Salt hydrolosis

A salt is an ionic compound (cation and anion). Salts are very soluble in water. When they dissolve, the ions sometimes react with water and affect the pH of the solution; we call this hydrolosis. To determine how a salt affects pH, you must look at each of its ions individually:

neutral (does not affect pH): Cation of a strong base (e.g., Na⁺ from NaOH) or anion of a strong acid (e.g., Cl⁻ from HCl). Most of these ions are from group 1, 2, or 7, but don’t forget polyatomic ions like SO₄²⁻ from H₂SO₄.
acidic (decreases pH): Conjugate acid of a weak base (e.g., NH₄⁺, the conjugate acid of NH₃) or metal cation with high charge density (Al³⁺ and Fe³⁺ are the main ones).
basic (increases pH): Conjugate base of a weak acid (e.g., CH₃COO⁻, the conjugate base of CH₃COOH).

When a salt contains both a cation that decreases pH and an anion that increases pH, we must compare their ionization constants to see which one overwhelms the other:

$K_{a} = K_{b} ⟹$ neutral
$K_{a} > K_{b} ⟹$ acidic
$K_{a} < K_{b} ⟹$ basic

When a salt contains an amphoteric ion (it can donate a proton or accept one, e.g., HSO₄⁻), you must write the equation twice: once for when the ion acts as an acid and once for when it acts as a base. Then, compare the $K_{a}$ and $K_{b}$ values the same way as shown above.

There is one more special case: oxides. A metal oxide always reacts with water to form a basic solution because one of the products is the hydroxide ion. Don’t write a dissociation equation—just react the compound with water directly. For example:

CaO_(s) + H₂O_(l) → Ca²⁺_(aq) + 2 OH⁻_(aq).

A nonmetal oxide always reacts with water to form an acidic solution because one of the products is the hydronium ion. For example:

CO_2(g) + H₂O_(l) → H₂CO_3(aq)

H₂CO_3(aq) + H₂O_(l) → HCO₃⁻_(aq) + H₃O⁺_(aq).

Example

Will (NH₄)₂SO_4(s) produce a neutral, acidic, or basic solution when dissolved in water?

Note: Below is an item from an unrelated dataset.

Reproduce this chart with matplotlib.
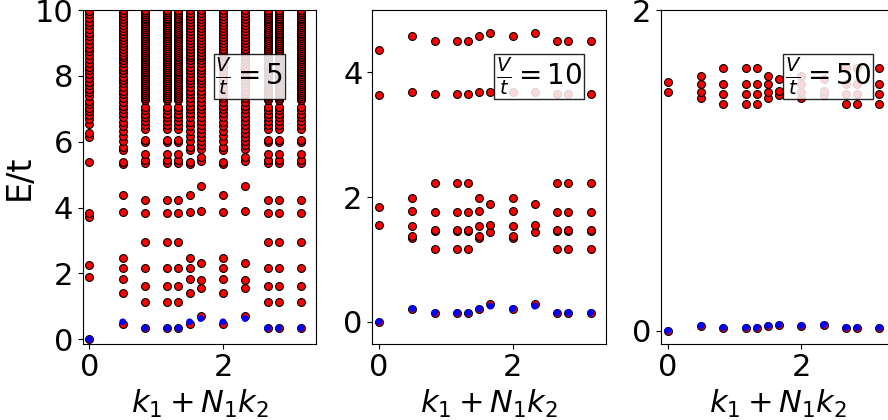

First, we write the dissociation reaction, indicating that the salt dissolves completely with a one-directional arrow:

(NH₄)₂SO_4(s) → 2 NH₄⁺_(aq) + SO₄²⁻_(aq).

Since NH₄⁺ is the conjugate acid of a weak base, we know that it will cause the solution to become acidic:

NH₄⁺_(aq) + H₂O_(l) ⇌ NH_3(aq) + H₃O⁺_(aq), $K_{a} = 5.8 \times 10^{- 10} .$

However, SO₄²⁻_(aq) will also affect the pH: it is the conjugate base of a weak acid, so it will cause the solution to become basic:

SO₄²⁻_(aq) + H₂O_(l) ⇌ HSO₄⁻_(aq) + OH⁻_(aq).

We can’t just look up the ionization constant like we did for NH₄⁺_(aq) because it isn’t on the list, at least not directly. What is on the list is $K_{a2}$ for H₂SO_4(aq), which is the same as $K_{a}$ for HSO_4(aq). We can use this to find the ionization constant for the conjugate base of HSO₄⁻_(aq), which is SO₄²⁻_(aq). Since $K_{a} K_{b} = K_{w},$

$K_{b} = \frac{K_{w}}{K_{a2}} = \frac{1.0 \times 10^{- 14}}{1.0 \times 10^{- 2}} = 1.0 \times 10^{- 12} .$

Now we have our $K_{a}$ and $K_{b}$ values for NH₄⁺_(aq) and SO₄²⁻_(aq). They are 5.8 × 10⁻¹⁰ and 1.0 × 10⁻¹² respectively. Since $K_{a} > K_{b},$ dissolving this salt in water will result in an acidic solution.